Is this commonly done? Can the vise pressure be supplemented with clamps? Is there any reference showing glue up using face or end vises?

  • Are you hoping to reduce the number of clamps needed in the shop? If so for storage reasons or due to the rising cost of clamps?
    – Graphus
    Apr 20, 2017 at 9:59
  • @Graphus: well, both of those are good reasons, since clamps are pretty pricey and I don't have a full set. But mostly I was just curious if it was a good or bad idea to try.
    – jbord39
    Apr 20, 2017 at 21:27
  • What's a full set anyway, 12.... 20? O_O Reason I asked is that there are some lower-cost commercial clamps that work well that are apparently quite reasonable in all markets. They're the type with a hollow square-section aluminium bar, they're recommended by Paul Sellers and with a suggestion to stiffen them with an insert of wood. Even cheaper than that there are some DIY clamping options, including simple wooden clamps with one fixed head and one moving one and some clamping panels/frames, both of which rely on wedges to apply the final clamping force.
    – Graphus
    Apr 21, 2017 at 6:48

1 Answer 1


This is not generally done, although I'm sure I have seen the vice being used for glueing up certain jobs, mostly between the jaws, I can't remember the sources. One passing reference to this the poster said he'd never do it again though, since the glue dripped onto the vice screw and guide rods and made a mess that was tough to clean up.

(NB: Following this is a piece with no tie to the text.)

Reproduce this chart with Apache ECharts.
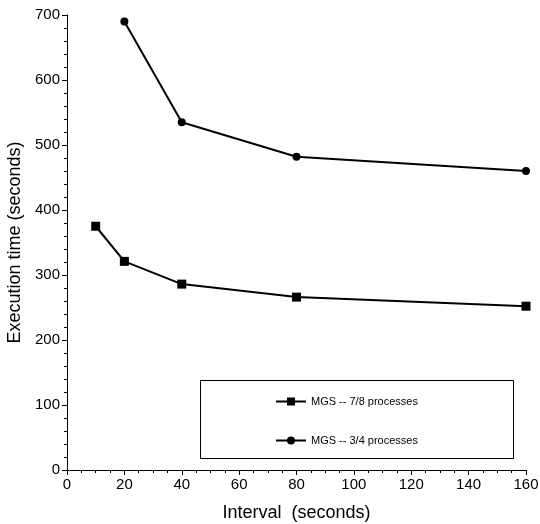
<!DOCTYPE html>
<html>
<head>
<meta charset="utf-8">
<script src="https://cdn.jsdelivr.net/npm/echarts@6/dist/echarts.min.js"></script>
<style>html,body{margin:0;padding:0;background:#fff}#c{width:540px;height:524px}</style>
</head>
<body>
<div id="c"></div>
<script>
const seriesNames = ['MGS -- 7/8 processes', 'MGS -- 3/4 processes'];
const intervals78 = [10, 20, 40, 80, 160];
const times78 = [375, 321, 286, 266, 252];
const intervals34 = [20, 40, 80, 160];
const times34 = [690, 535, 482, 460];
const xTicks = [0, 20, 40, 60, 80, 100, 120, 140, 160];
const yTicks = [0, 100, 200, 300, 400, 500, 600, 700];

const font = 'Liberation Sans, Arial, sans-serif';
const chart = echarts.init(document.getElementById('c'), null, {renderer: 'canvas'});
const axisCommon = {
  axisLine: {show: true, onZero: false, lineStyle: {color: '#000', width: 1}},
  axisTick: {show: true, inside: false, length: 5, lineStyle: {color: '#000'}},
  splitLine: {show: false},
  nameTextStyle: {color: '#000', fontSize: 18, fontFamily: font}
};
chart.setOption({
  animation: false,
  backgroundColor: '#fff',
  grid: {left: 67, right: 14, top: 15, bottom: 54, containLabel: false, outerBoundsMode: 'none'},
  xAxis: Object.assign({}, axisCommon, {
    type: 'value', min: xTicks[0], max: xTicks[xTicks.length - 1], interval: 20,
    minorTick: {show: true, splitNumber: 4, length: 3, lineStyle: {color: '#000'}},
    name: 'Interval  (seconds)', nameLocation: 'middle', nameGap: 34,
    axisLabel: {color: '#000', fontSize: 15, fontFamily: font, margin: 7}
  }),
  yAxis: Object.assign({}, axisCommon, {
    type: 'value', min: yTicks[0], max: yTicks[yTicks.length - 1], interval: 100,
    minorTick: {show: true, splitNumber: 5, length: 3, lineStyle: {color: '#000'}},
    name: 'Execution time (seconds)', nameLocation: 'middle', nameGap: 42,
    axisLabel: {color: '#000', fontSize: 15, fontFamily: font, margin: 7}
  }),
  legend: {
    orient: 'vertical', left: 270, top: 391, itemGap: 28, itemWidth: 30, itemHeight: 10,
    textStyle: {color: '#000', fontSize: 11, fontFamily: font},
    data: seriesNames
  },
  graphic: [{
    type: 'rect', left: 198, top: 378, z: 0,
    shape: {width: 313, height: 78},
    style: {fill: 'none', stroke: '#000', lineWidth: 1}
  }],
  series: [
    {
      name: seriesNames[0], type: 'line',
      data: intervals78.map((x, i) => [x, times78[i]]),
      symbol: 'rect', symbolSize: 9,
      lineStyle: {color: '#000', width: 2},
      itemStyle: {color: '#000'}
    },
    {
      name: seriesNames[1], type: 'line',
      data: intervals34.map((x, i) => [x, times34[i]]),
      symbol: 'circle', symbolSize: 8,
      lineStyle: {color: '#000', width: 2},
      itemStyle: {color: '#000'}
    }
  ]
});
</script>
</body>
</html>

Too much strain on the vice
The main reason not to rely on this is because a vice isn't capable of exerting the same pressure as clamps can, at least not without putting excessive strain on the mechanism.

You can get away with a light hold using hide glue (or no clamping pressure at all in the case of a rubbed joint) so if you used hide glue much then this could be a practical way to do some smaller glue-ups.

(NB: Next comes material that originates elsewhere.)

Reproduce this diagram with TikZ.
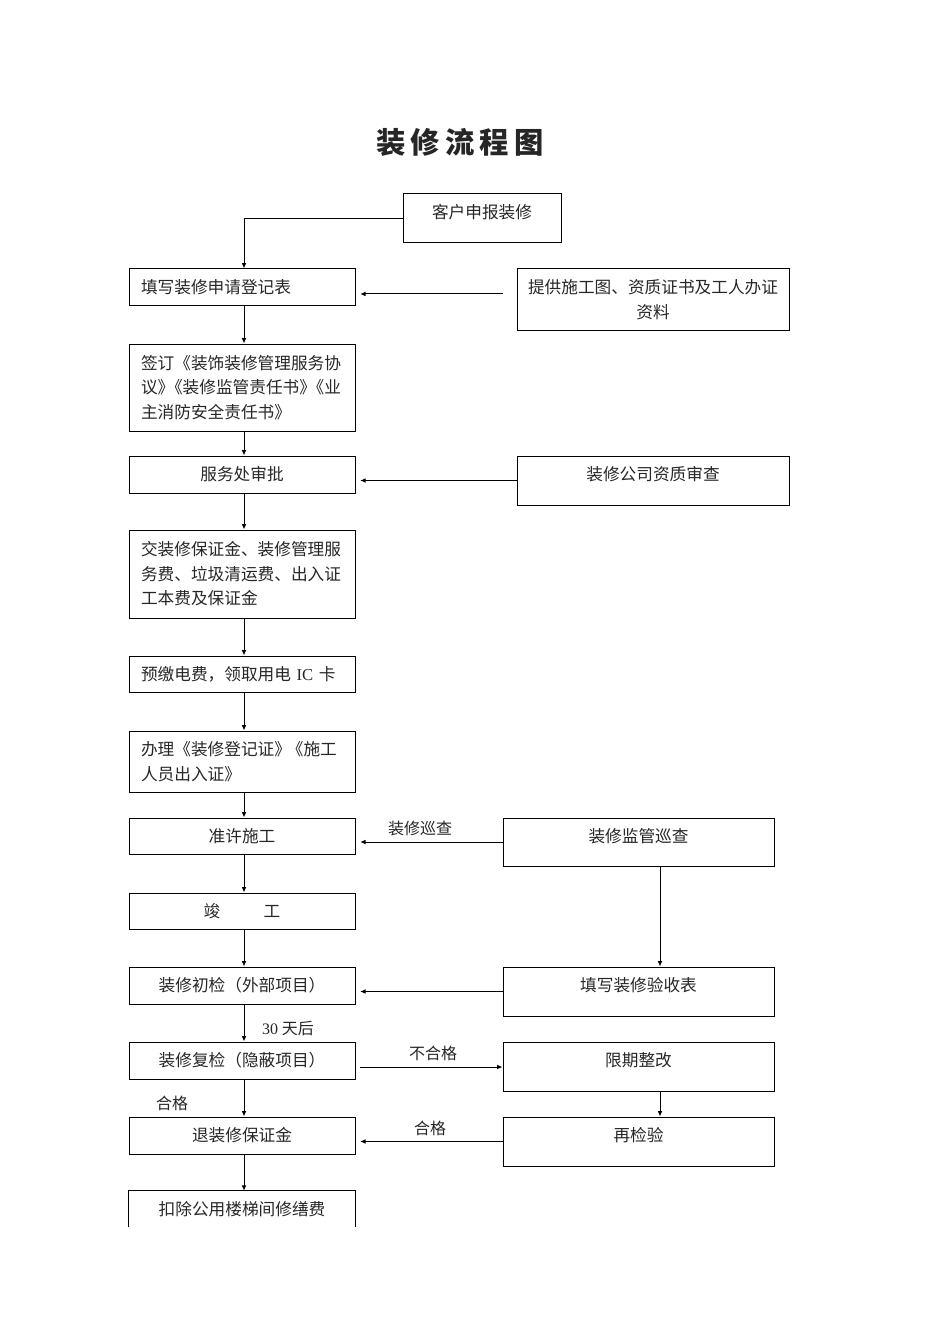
\documentclass[tikz,border=0pt]{standalone}
\usepackage{fontspec}
\setmainfont{Noto Sans CJK SC}
\newfontfamily\latf{Liberation Serif}
\usetikzlibrary{arrows.meta}
\begin{document}
\begin{tikzpicture}[x=0.75pt,y=-0.75pt,
  every node/.style={font=\fontsize{12.5pt}{18.4pt}\selectfont, inner sep=0pt, text=black!85},
  lbox/.style={draw=black, line width=0.75pt, minimum width=169.5pt},
  rbox/.style={draw=black, line width=0.75pt, minimum width=204pt},
  sbox/.style={draw=black, line width=0.75pt, minimum width=203.25pt},
  lefttext/.style={text width=151.5pt, align=left},
  arr/.style={draw=black, line width=0.75pt, -{Latex[length=4pt,width=3.5pt]}},
  harr/.style={arr, shorten >=3.5pt},
  lab/.style={font=\fontsize{12pt}{14pt}\selectfont}]
\useasboundingbox (0,0) rectangle (950,1344);

% title
\node (title) at (460,142) {\fontsize{22pt}{26pt}\selectfont\bfseries 装\hspace{4pt}修\hspace{4pt}流\hspace{4pt}程\hspace{4pt}图};

% top box
\node[draw=black, line width=0.75pt, minimum width=118.5pt, minimum height=36.75pt] (apply) at (482,218.5) {};
\node (apply-t) at ([yshift=4.5pt]apply.center) {客户申报装修};

% left column
\node[lbox, minimum height=27.75pt, lefttext] (fill) at (242,287.5) {填写装修申请登记表};
\node[lbox, minimum height=65.25pt, lefttext] (sign) at (242,387.5) {签订《装饰装修管理服务协\\议》\kern-0.5em《装修监管责任书》\kern-0.5em《业\\主消防安全责任书》};
\node[lbox, minimum height=27.75pt] (approve) at (242,474.5) {服务处审批};
\node[lbox, minimum height=66pt, lefttext] (pay) at (242,574) {交装修保证金、装修管理服\\务费、垃圾清运费、出入证\\工本费及保证金};
\node[lbox, minimum height=27pt, lefttext] (elec) at (242,674) {预缴电费，领取用电 {\latf IC} 卡};
\node[lbox, minimum height=45.75pt, lefttext] (permit) at (242,761.5) {办理《装修登记证》\kern-0.25em《施工\\人员出入证》};
\node[lbox, minimum height=27pt] (allow) at (242,836) {准许施工};
\node[lbox, minimum height=27pt] (done) at (242,911) {竣\hspace{2.6em}工};
\node[lbox, minimum height=27.75pt] (check1) at (242,985.5) {装修初检（外部项目）};
\node[lbox, minimum height=27.75pt] (check2) at (242,1060.5) {装修复检（隐蔽项目）};
\node[lbox, minimum height=27.75pt] (refund) at (242,1135.5) {退装修保证金};
\node[minimum width=169.5pt, minimum height=27pt] (deduct) at (242,1209) {扣除公用楼梯间修缮费};
\draw[line width=0.75pt] (deduct.south west) |- (deduct.north east) -- (deduct.south east);

% right column
\node[rbox, minimum height=45.75pt, align=center] (docs) at (653,299.5) {提供施工图、资质证书及工人办证\\资料};
\node[rbox, minimum height=36.75pt] (qual) at (653,480.5) {};
\node (qual-t) at ([yshift=4.5pt]qual.center) {装修公司资质审查};
\node[sbox, minimum height=36pt] (patrol) at (638.5,842) {};
\node (patrol-t) at ([yshift=4.5pt]patrol.center) {装修监管巡查};
\node[sbox, minimum height=36.75pt] (form) at (638.5,991.5) {};
\node (form-t) at ([yshift=4.5pt]form.center) {填写装修验收表};
\node[sbox, minimum height=36.75pt] (rectify) at (638.5,1066.5) {};
\node (rectify-t) at ([yshift=4.5pt]rectify.center) {限期整改};
\node[sbox, minimum height=36.75pt] (recheck) at (638.5,1141.5) {};
\node (recheck-t) at ([yshift=4.5pt]recheck.center) {再检验};

% labels
\node[lab] (l-patrol) at (420,828) {装修巡查};
\node[lab] (l-30) at (288,1028) {{\latf 30} 天后};
\node[lab] (l-fail) at (433,1053) {不合格};
\node[lab] (l-pass1) at (172,1103) {合格};
\node[lab] (l-pass2) at (430,1128) {合格};

% coordinates
\coordinate (docsA) at (503,294);
\coordinate (c2A) at (360,1067);
\coordinate (patB) at (660,0);

% connectors
\draw[arr] (apply.west) -| ([xshift=1.5pt]fill.north);
\draw[arr] ([xshift=1.5pt]fill.south) -- ([xshift=1.5pt]sign.north);
\draw[arr] ([xshift=1.5pt]sign.south) -- ([xshift=1.5pt]approve.north);
\draw[arr] ([xshift=1.5pt]approve.south) -- ([xshift=1.5pt]pay.north);
\draw[arr] ([xshift=1.5pt]pay.south) -- ([xshift=1.5pt]elec.north);
\draw[arr] ([xshift=1.5pt]elec.south) -- ([xshift=1.5pt]permit.north);
\draw[arr] ([xshift=1.5pt]permit.south) -- ([xshift=1.5pt]allow.north);
\draw[arr] ([xshift=1.5pt]allow.south) -- ([xshift=1.5pt]done.north);
\draw[arr] ([xshift=1.5pt]done.south) -- ([xshift=1.5pt]check1.north);
\draw[arr] ([xshift=1.5pt]check1.south) -- ([xshift=1.5pt]check2.north);
\draw[arr] ([xshift=1.5pt]check2.south) -- ([xshift=1.5pt]refund.north);
\draw[arr] ([xshift=1.5pt]refund.south) -- ([xshift=1.5pt]deduct.north);

\draw[harr] (docsA) -- (docsA -| fill.east);
\draw[harr] (qual.west) -- (qual.west -| approve.east);
\draw[harr] (patrol.west) -- (patrol.west -| allow.east);
\draw[harr] (form.west) -- (form.west -| check1.east);
\draw[arr] (c2A) -- (c2A -| rectify.west);
\draw[harr] (recheck.west) -- (recheck.west -| refund.east);

\draw[arr] (patrol.south -| patB) -- (form.north -| patB);
\draw[arr] (rectify.south -| patB) -- (recheck.north -| patB);
\end{tikzpicture}
\end{document}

But since most of us are using PVA glues primarily these days (both white and yellow types) which rely on very high pressures to ensure the strongest bond you'd really need to crank the vice down tight and you'd risk wearing it out or breaking it — they ain't made like they used to be!

Ties up the vice
Another reason that occurred to me is simply that while the thing is drying the vice is tied up and you can't use it, and that area of the workbench, to work on something else. Even in a home shop this could prove to be a bottleneck to production.